• **Data block**:
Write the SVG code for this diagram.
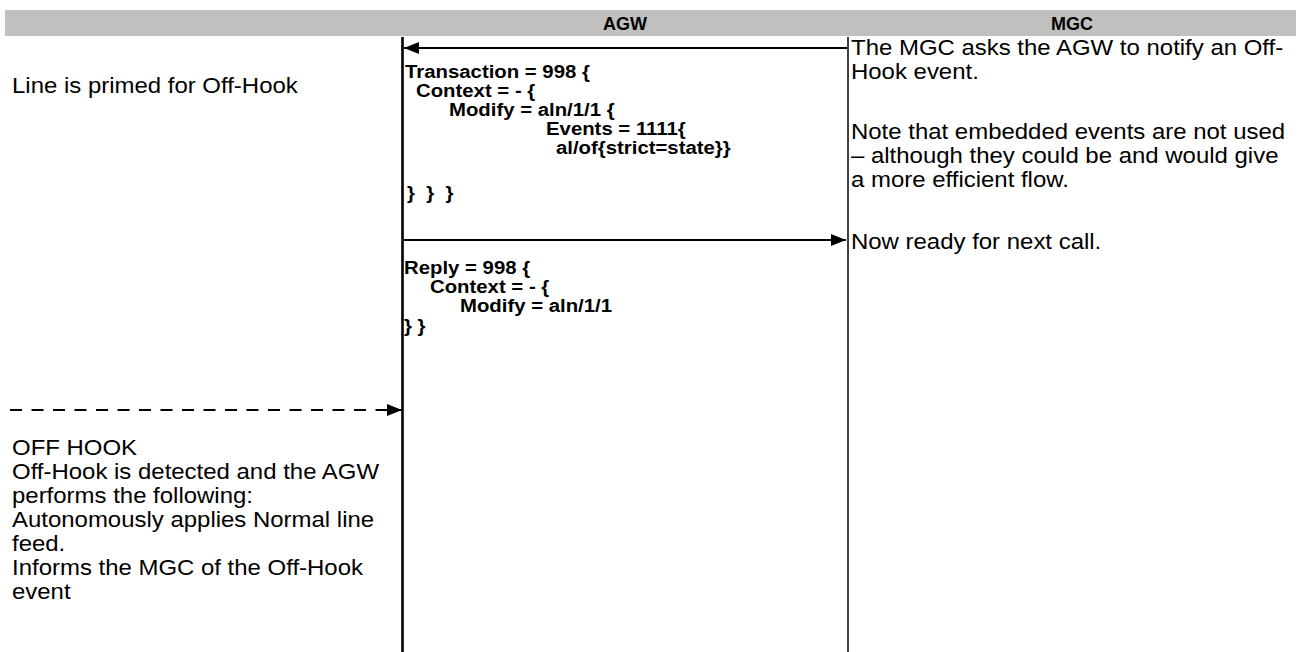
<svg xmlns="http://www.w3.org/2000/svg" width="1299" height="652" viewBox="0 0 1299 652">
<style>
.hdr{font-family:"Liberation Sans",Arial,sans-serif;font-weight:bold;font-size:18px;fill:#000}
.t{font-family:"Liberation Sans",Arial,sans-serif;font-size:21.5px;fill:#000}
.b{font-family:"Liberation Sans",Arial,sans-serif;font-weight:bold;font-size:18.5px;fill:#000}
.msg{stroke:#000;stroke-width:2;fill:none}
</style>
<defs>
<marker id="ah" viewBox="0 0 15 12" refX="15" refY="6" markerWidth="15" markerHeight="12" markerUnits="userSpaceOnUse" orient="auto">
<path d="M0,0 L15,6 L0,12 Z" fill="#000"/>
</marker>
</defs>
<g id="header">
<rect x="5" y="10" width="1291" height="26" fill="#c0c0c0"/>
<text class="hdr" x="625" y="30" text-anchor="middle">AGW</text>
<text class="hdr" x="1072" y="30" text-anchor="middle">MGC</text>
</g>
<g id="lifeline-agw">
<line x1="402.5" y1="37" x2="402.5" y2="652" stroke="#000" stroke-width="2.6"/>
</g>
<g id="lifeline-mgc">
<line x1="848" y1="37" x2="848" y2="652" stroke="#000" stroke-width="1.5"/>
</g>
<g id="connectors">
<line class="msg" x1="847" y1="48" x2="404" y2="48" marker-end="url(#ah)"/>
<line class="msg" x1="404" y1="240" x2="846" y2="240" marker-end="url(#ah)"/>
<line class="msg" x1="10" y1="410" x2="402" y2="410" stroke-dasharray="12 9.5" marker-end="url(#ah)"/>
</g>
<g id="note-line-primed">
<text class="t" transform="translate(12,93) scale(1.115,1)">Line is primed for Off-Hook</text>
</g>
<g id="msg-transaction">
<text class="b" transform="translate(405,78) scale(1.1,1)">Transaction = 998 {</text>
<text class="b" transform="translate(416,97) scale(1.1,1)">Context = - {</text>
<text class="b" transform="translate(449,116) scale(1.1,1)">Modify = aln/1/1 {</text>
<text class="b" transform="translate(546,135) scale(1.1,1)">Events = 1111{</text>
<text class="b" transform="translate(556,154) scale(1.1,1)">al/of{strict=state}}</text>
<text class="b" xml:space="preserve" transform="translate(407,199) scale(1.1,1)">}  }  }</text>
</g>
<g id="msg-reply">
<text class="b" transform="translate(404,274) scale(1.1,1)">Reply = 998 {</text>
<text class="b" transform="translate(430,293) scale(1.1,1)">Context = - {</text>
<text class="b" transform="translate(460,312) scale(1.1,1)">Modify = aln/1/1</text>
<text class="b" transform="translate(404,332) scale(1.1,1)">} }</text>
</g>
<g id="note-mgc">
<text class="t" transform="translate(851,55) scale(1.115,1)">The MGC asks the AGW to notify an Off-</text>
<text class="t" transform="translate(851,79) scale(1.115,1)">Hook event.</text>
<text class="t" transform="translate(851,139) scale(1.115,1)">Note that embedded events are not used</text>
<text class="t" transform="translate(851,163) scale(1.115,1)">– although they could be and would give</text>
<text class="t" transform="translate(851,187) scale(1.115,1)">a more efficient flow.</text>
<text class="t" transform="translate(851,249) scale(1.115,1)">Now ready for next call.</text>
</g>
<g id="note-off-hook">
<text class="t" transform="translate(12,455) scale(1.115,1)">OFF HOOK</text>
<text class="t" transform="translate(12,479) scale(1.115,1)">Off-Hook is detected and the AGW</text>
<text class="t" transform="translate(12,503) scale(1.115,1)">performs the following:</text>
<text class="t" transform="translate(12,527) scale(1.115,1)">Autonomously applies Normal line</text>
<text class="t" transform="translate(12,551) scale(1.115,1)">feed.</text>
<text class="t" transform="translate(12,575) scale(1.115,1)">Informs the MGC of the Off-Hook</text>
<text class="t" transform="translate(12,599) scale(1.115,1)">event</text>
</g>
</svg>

• **Work instructions**: Without the pictures, retype the whole of the material above exactly.

• **Complete answer**:
Write the SVG code for this diagram.
<svg xmlns="http://www.w3.org/2000/svg" width="1299" height="652" viewBox="0 0 1299 652">
<style>
.hdr{font-family:"Liberation Sans",Arial,sans-serif;font-weight:bold;font-size:18px;fill:#000}
.t{font-family:"Liberation Sans",Arial,sans-serif;font-size:21.5px;fill:#000}
.b{font-family:"Liberation Sans",Arial,sans-serif;font-weight:bold;font-size:18.5px;fill:#000}
.msg{stroke:#000;stroke-width:2;fill:none}
</style>
<defs>
<marker id="ah" viewBox="0 0 15 12" refX="15" refY="6" markerWidth="15" markerHeight="12" markerUnits="userSpaceOnUse" orient="auto">
<path d="M0,0 L15,6 L0,12 Z" fill="#000"/>
</marker>
</defs>
<g id="header">
<rect x="5" y="10" width="1291" height="26" fill="#c0c0c0"/>
<text class="hdr" x="625" y="30" text-anchor="middle">AGW</text>
<text class="hdr" x="1072" y="30" text-anchor="middle">MGC</text>
</g>
<g id="lifeline-agw">
<line x1="402.5" y1="37" x2="402.5" y2="652" stroke="#000" stroke-width="2.6"/>
</g>
<g id="lifeline-mgc">
<line x1="848" y1="37" x2="848" y2="652" stroke="#000" stroke-width="1.5"/>
</g>
<g id="connectors">
<line class="msg" x1="847" y1="48" x2="404" y2="48" marker-end="url(#ah)"/>
<line class="msg" x1="404" y1="240" x2="846" y2="240" marker-end="url(#ah)"/>
<line class="msg" x1="10" y1="410" x2="402" y2="410" stroke-dasharray="12 9.5" marker-end="url(#ah)"/>
</g>
<g id="note-line-primed">
<text class="t" transform="translate(12,93) scale(1.115,1)">Line is primed for Off-Hook</text>
</g>
<g id="msg-transaction">
<text class="b" transform="translate(405,78) scale(1.1,1)">Transaction = 998 {</text>
<text class="b" transform="translate(416,97) scale(1.1,1)">Context = - {</text>
<text class="b" transform="translate(449,116) scale(1.1,1)">Modify = aln/1/1 {</text>
<text class="b" transform="translate(546,135) scale(1.1,1)">Events = 1111{</text>
<text class="b" transform="translate(556,154) scale(1.1,1)">al/of{strict=state}}</text>
<text class="b" xml:space="preserve" transform="translate(407,199) scale(1.1,1)">}  }  }</text>
</g>
<g id="msg-reply">
<text class="b" transform="translate(404,274) scale(1.1,1)">Reply = 998 {</text>
<text class="b" transform="translate(430,293) scale(1.1,1)">Context = - {</text>
<text class="b" transform="translate(460,312) scale(1.1,1)">Modify = aln/1/1</text>
<text class="b" transform="translate(404,332) scale(1.1,1)">} }</text>
</g>
<g id="note-mgc">
<text class="t" transform="translate(851,55) scale(1.115,1)">The MGC asks the AGW to notify an Off-</text>
<text class="t" transform="translate(851,79) scale(1.115,1)">Hook event.</text>
<text class="t" transform="translate(851,139) scale(1.115,1)">Note that embedded events are not used</text>
<text class="t" transform="translate(851,163) scale(1.115,1)">– although they could be and would give</text>
<text class="t" transform="translate(851,187) scale(1.115,1)">a more efficient flow.</text>
<text class="t" transform="translate(851,249) scale(1.115,1)">Now ready for next call.</text>
</g>
<g id="note-off-hook">
<text class="t" transform="translate(12,455) scale(1.115,1)">OFF HOOK</text>
<text class="t" transform="translate(12,479) scale(1.115,1)">Off-Hook is detected and the AGW</text>
<text class="t" transform="translate(12,503) scale(1.115,1)">performs the following:</text>
<text class="t" transform="translate(12,527) scale(1.115,1)">Autonomously applies Normal line</text>
<text class="t" transform="translate(12,551) scale(1.115,1)">feed.</text>
<text class="t" transform="translate(12,575) scale(1.115,1)">Informs the MGC of the Off-Hook</text>
<text class="t" transform="translate(12,599) scale(1.115,1)">event</text>
</g>
</svg>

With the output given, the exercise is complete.